Accordingly, the ratings agency maintained a stable outlook for the Indian education sector for FY22.
“The key reason for this view is the expected stability in enrolments across higher educational institutions for the year. Also, the commencement of 170 new institutions in FY21 supports the stable outlook,”
“Furthermore, 29 per cent of India’s population falls in the age group of 0 to 14 years which reflects a great opportunity for the sector.”
According to Ind-Ra, despite the pandemic, India was able to retain above 9,600 institutions and 3.13 million intakes in FY21, mainly supported by digital learning.
“Ind-Ra believes the dependence on online classes would remain in FY22 as well, even though institutions are expected to reopen for physical classes in the next academic year (2021-22).”

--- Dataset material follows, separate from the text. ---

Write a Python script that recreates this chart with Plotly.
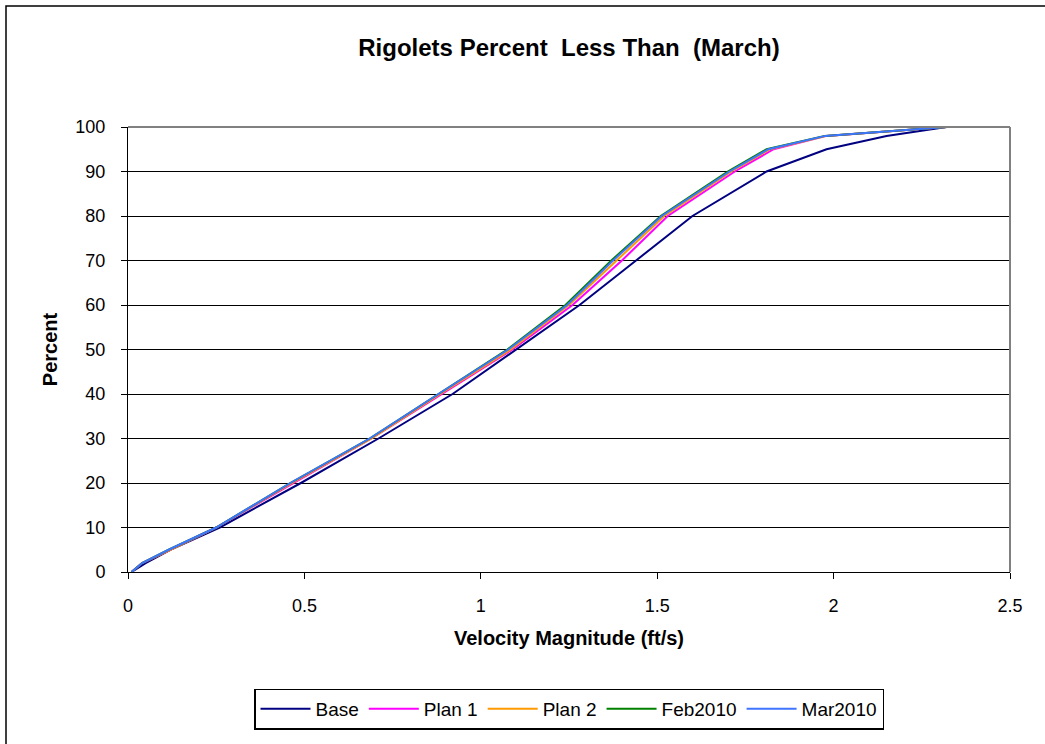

“Education remains a strategic priority for the government of India. The union government has approved the National Education Policy (NEP) 2020, making way for large-scale, transformational reforms in both school and higher education sectors.”
As per the report, majority of Ind-Ra-rated educational institutions, mainly managing colleges and universities, reported steady enrolments in FY21 backed by their strong demand profile and regionally good market position.

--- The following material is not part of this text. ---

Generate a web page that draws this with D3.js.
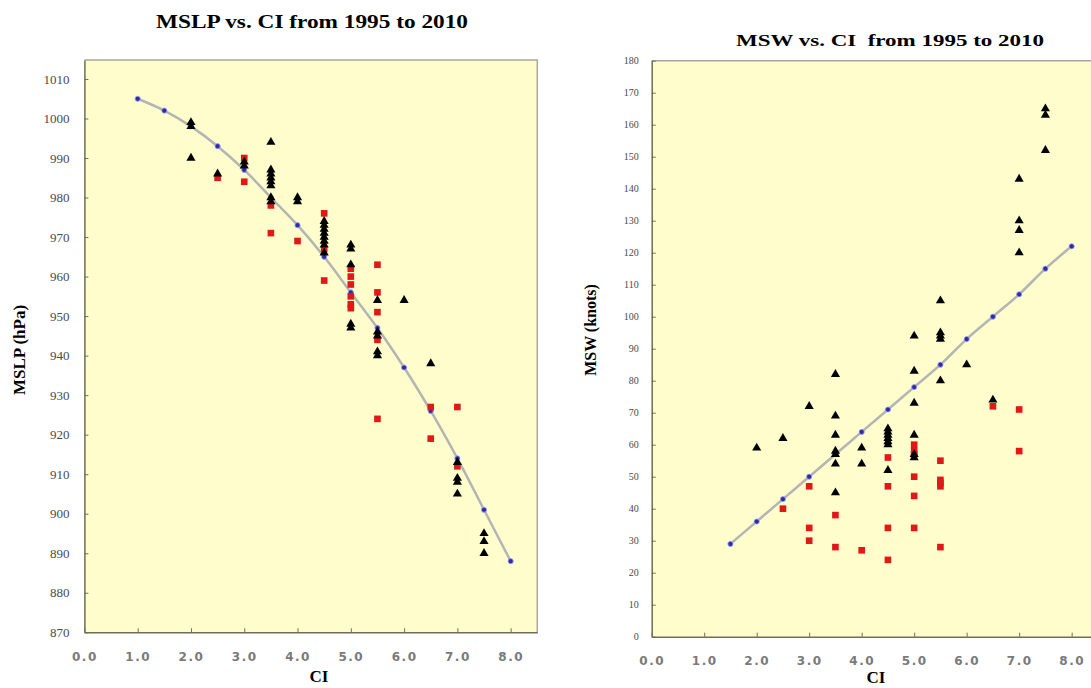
<!DOCTYPE html>
<html>
<head>
<meta charset="utf-8">
<script src="https://cdn.jsdelivr.net/npm/d3@7/dist/d3.min.js"></script>
<style>
  body { margin: 0; background: #ffffff; }
  svg  { display: block; }
</style>
</head>
<body>
<svg></svg>
<script>
// CI tick labels shared by both panels
var ci_ticks = [0, 1, 2, 3, 4, 5, 6, 7, 8];

// fitted (table) curves
var fit_ci_mslp = [1.0, 1.5, 2.0, 2.5, 3.0, 3.5, 4.0, 4.5, 5.0, 5.5, 6.0, 6.5, 7.0, 7.5, 8.0];
var fit_mslp    = [1005, 1002, 998, 993, 987, 980, 973, 965, 956, 947, 937, 926, 914, 901, 888];
var fit_ci_msw  = [1.5, 2.0, 2.5, 3.0, 3.5, 4.0, 4.5, 5.0, 5.5, 6.0, 6.5, 7.0, 7.5, 8.0];
var fit_msw     = [29, 36, 43, 50, 57, 64, 71, 78, 85, 93, 100, 107, 115, 122];

// observed MSLP, black triangles  [CI, hPa]
var mslp_black = [
  [2.0, 999], [2.0, 998], [2.0, 990],
  [2.5, 986],
  [3.0, 989], [3.0, 988],
  [3.5, 994], [3.5, 987], [3.5, 986], [3.5, 985], [3.5, 984], [3.5, 983], [3.5, 980], [3.5, 979],
  [4.0, 980], [4.0, 979],
  [4.5, 974], [4.5, 973], [4.5, 972], [4.5, 971], [4.5, 970], [4.5, 969], [4.5, 968], [4.5, 966],
  [5.0, 968], [5.0, 967], [5.0, 963], [5.0, 948], [5.0, 947],
  [5.5, 954], [5.5, 946], [5.5, 945], [5.5, 941], [5.5, 940],
  [6.0, 954],
  [6.5, 938],
  [7.0, 913], [7.0, 909], [7.0, 908], [7.0, 905],
  [7.5, 895], [7.5, 893], [7.5, 890]
];
// observed MSLP, red squares
var mslp_red = [
  [2.5, 985],
  [3.0, 990], [3.0, 984],
  [3.5, 978], [3.5, 971],
  [4.0, 969],
  [4.5, 976], [4.5, 967], [4.5, 959],
  [5.0, 962], [5.0, 960], [5.0, 958], [5.0, 955], [5.0, 953], [5.0, 952],
  [5.5, 963], [5.5, 956], [5.5, 951], [5.5, 944], [5.5, 924],
  [6.5, 927], [6.5, 919],
  [7.0, 927], [7.0, 912]
];

// observed MSW, black triangles [CI, knots]
var msw_black = [
  [2.0, 59],
  [2.5, 62],
  [3.0, 72],
  [3.5, 82], [3.5, 69], [3.5, 63], [3.5, 58], [3.5, 57], [3.5, 54], [3.5, 45],
  [4.0, 59], [4.0, 54],
  [4.5, 65], [4.5, 64], [4.5, 63], [4.5, 62], [4.5, 61], [4.5, 60], [4.5, 52],
  [5.0, 94], [5.0, 83], [5.0, 73], [5.0, 63], [5.0, 57], [5.0, 56],
  [5.5, 105], [5.5, 95], [5.5, 94], [5.5, 93], [5.5, 80],
  [6.0, 85],
  [6.5, 74],
  [7.0, 143], [7.0, 130], [7.0, 127], [7.0, 120],
  [7.5, 165], [7.5, 163], [7.5, 152]
];
// observed MSW, red squares
var msw_red = [
  [2.5, 40],
  [3.0, 47], [3.0, 34], [3.0, 30],
  [3.5, 38], [3.5, 28],
  [4.0, 27],
  [4.5, 56], [4.5, 47], [4.5, 34], [4.5, 24],
  [5.0, 60], [5.0, 58], [5.0, 57], [5.0, 50], [5.0, 44], [5.0, 34],
  [5.5, 55], [5.5, 49], [5.5, 48], [5.5, 47], [5.5, 28],
  [6.5, 72],
  [7.0, 71], [7.0, 58]
];

var svg = d3.select("svg")
            .attr("width",  1091)
            .attr("height", 688);

var serif = "'Liberation Serif', 'Times New Roman', serif";

function draw_panel(o) {
	var x = d3.scaleLinear().domain([0, 8.5]).range([o.left, o.right]);
	var y = d3.scaleLinear().domain(o.ydomain).range([o.bottom, o.top]);
	var g = svg.append("g");

	// plot area
	g.append("rect")
	  .attr("x", o.left).attr("y", o.top)
	  .attr("width", o.right - o.left).attr("height", o.bottom - o.top)
	  .attr("fill", "#fffdcc");
	// top and right frame
	g.append("path")
	  .attr("d", "M" + o.left + "," + o.top + "H" + o.right + "V" + o.bottom)
	  .attr("fill", "none").attr("stroke", "#a8a8a0").attr("stroke-width", 1.5);

	var xa = g.append("g")
	  .attr("transform", "translate(0," + o.bottom + ")")
	  .call(d3.axisBottom(x).tickValues(ci_ticks).tickFormat(d3.format(".1f"))
	          .tickSizeInner(-4).tickSizeOuter(0).tickPadding(o.xpad));
	xa.selectAll("text")
	  .attr("font-family", "'DejaVu Sans', Verdana, sans-serif")
	  .attr("font-size", 12).attr("font-weight", "bold")
	  .attr("letter-spacing", 1.5).attr("fill", "#7a7a7a");

	var ya = g.append("g")
	  .attr("transform", "translate(" + o.left + ",0)")
	  .call(d3.axisLeft(y).tickValues(o.yticks).tickFormat(d3.format("d"))
	          .tickSizeInner(-4).tickSizeOuter(0).tickPadding(o.ypad));
	ya.selectAll("text")
	  .attr("font-family", serif).attr("font-size", o.yfont).attr("fill", "#4a4a4a");

	g.selectAll(".domain").attr("stroke", "#6e6e58").attr("stroke-width", 1.5);
	g.selectAll(".tick line").attr("stroke", "#6e6e58");

	// fitted curve with its blue points
	var fit = o.fit_ci.map(function (c, i) { return [c, o.fit_val[i]]; });
	g.append("path")
	  .datum(fit)
	  .attr("fill", "none")
	  .attr("stroke", "#b4b4b4")
	  .attr("stroke-width", 2.5)
	  .attr("d", d3.line()
	               .x(function (d) { return x(d[0]); })
	               .y(function (d) { return y(d[1]); })
	               .curve(d3.curveCatmullRom));
	g.selectAll("circle.fit")
	  .data(fit)
	  .enter().append("circle")
	  .attr("class", "fit")
	  .attr("cx", function (d) { return x(d[0]); })
	  .attr("cy", function (d) { return y(d[1]); })
	  .attr("r", 2.6)
	  .attr("fill", "#2b2bb0")
	  .attr("stroke", "#a8a8f0")
	  .attr("stroke-width", 0.8);

	// red squares then black triangles
	g.selectAll("path.red")
	  .data(o.red)
	  .enter().append("path")
	  .attr("class", "red")
	  .attr("d", d3.symbol().type(d3.symbolSquare).size(44))
	  .attr("transform", function (d) { return "translate(" + x(d[0]) + "," + y(d[1]) + ")"; })
	  .attr("fill", "#e01818");
	g.selectAll("path.black")
	  .data(o.black)
	  .enter().append("path")
	  .attr("class", "black")
	  .attr("d", d3.symbol().type(d3.symbolTriangle).size(36))
	  .attr("transform", function (d) { return "translate(" + x(d[0]) + "," + y(d[1]) + ")"; })
	  .attr("fill", "#000000");

	// titles (the source picture is a bit stretched sideways, hence textLength)
	svg.append("text")
	  .attr("x", o.title_x).attr("y", o.title_y)
	  .attr("text-anchor", "middle")
	  .style("white-space", "pre")
	  .attr("font-family", serif).attr("font-weight", "bold").attr("font-size", o.title_size)
	  .attr("textLength", o.title_len).attr("lengthAdjust", "spacingAndGlyphs")
	  .text(o.title);
	svg.append("text")
	  .attr("x", o.ci_x).attr("y", o.ci_y)
	  .attr("text-anchor", "middle")
	  .attr("font-family", serif).attr("font-weight", "bold").attr("font-size", 17)
	  .text("CI");
	svg.append("text")
	  .attr("transform", "translate(" + o.ylab_x + "," + o.ylab_y + ") rotate(-90)")
	  .attr("text-anchor", "middle")
	  .attr("font-family", serif).attr("font-weight", "bold").attr("font-size", o.ylab_size)
	  .text(o.ylabel);
}

draw_panel({
	left: 84.4, right: 537.3, top: 60, bottom: 632.3,
	ydomain: [870, 1014.8], yticks: d3.range(870, 1011, 10),
	ypad: 15, yfont: 13, xpad: 20,
	fit_ci: fit_ci_mslp, fit_val: fit_mslp,
	black: mslp_black, red: mslp_red,
	title: "MSLP vs. CI from 1995 to 2010", title_x: 312, title_y: 28, title_size: 19, title_len: 312,
	ci_x: 319, ci_y: 682,
	ylabel: "MSLP (hPa)", ylab_x: 25, ylab_y: 350, ylab_size: 17
});

draw_panel({
	left: 651.7, right: 1097.9, top: 60.7, bottom: 636.7,
	ydomain: [0, 180], yticks: d3.range(0, 181, 10),
	ypad: 13, yfont: 10, xpad: 20,
	fit_ci: fit_ci_msw, fit_val: fit_msw,
	black: msw_black, red: msw_red,
	title: "MSW vs. CI  from 1995 to 2010", title_x: 890, title_y: 46, title_size: 17, title_len: 308,
	ci_x: 876, ci_y: 683,
	ylabel: "MSW (knots)", ylab_x: 596, ylab_y: 330, ylab_size: 16
});
</script>
</body>
</html>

“At the same time, institutions only managing schools and located mainly in rural areas reported a fall in enrolment rates in FY21 due to the pandemic.”
“This coupled with rising discounts on tuition fee eroded the revenue collection of these institutions in FY21. However, enrolments in these schools are likely to increase in FY22 with the resumptions of regular physical classes.”
In general, the ratings agency said that liquidity profile of educational institutions in India is weak due to their high debt service commitments and operational expenditures which worsened in FY21 due to mismatches in cash inflow and outflow on account of Covid-19.
“Ind-Ra expects the liquidity profile to remain the same in FY22.”
“Since enrolments were slightly behind schedule for the education sector due to the procedural delays in admissions in FY21, fee collection was also delayed by few months compared to earlier years. However, lower operating expenses in FY21 improved the operating margins of Ind-Ra rated investment grade educational institutions.”
Additionally, it cited that lower revenue collection than expected for non-investment grade institutions is likely to exert pressure on their operating performance in FY21.
“However, Ind-Ra believes profitability to recover in FY22, backed by normalisation of activities and recommencement of physical classes.”
“Ind-Ra believes debt levels are likely to increase slightly in FY22 from previous year as some of the deferred capex plans may start taking shape.”
Consequently, debt burden will rise for most educational intuitions in FY22 as the deferred capex plan gets implemented, the agency pointed out.
“Nevertheless, an improvement in the operational performance mainly in investment grade institutions is likely to support their leverage ratios in FY22.”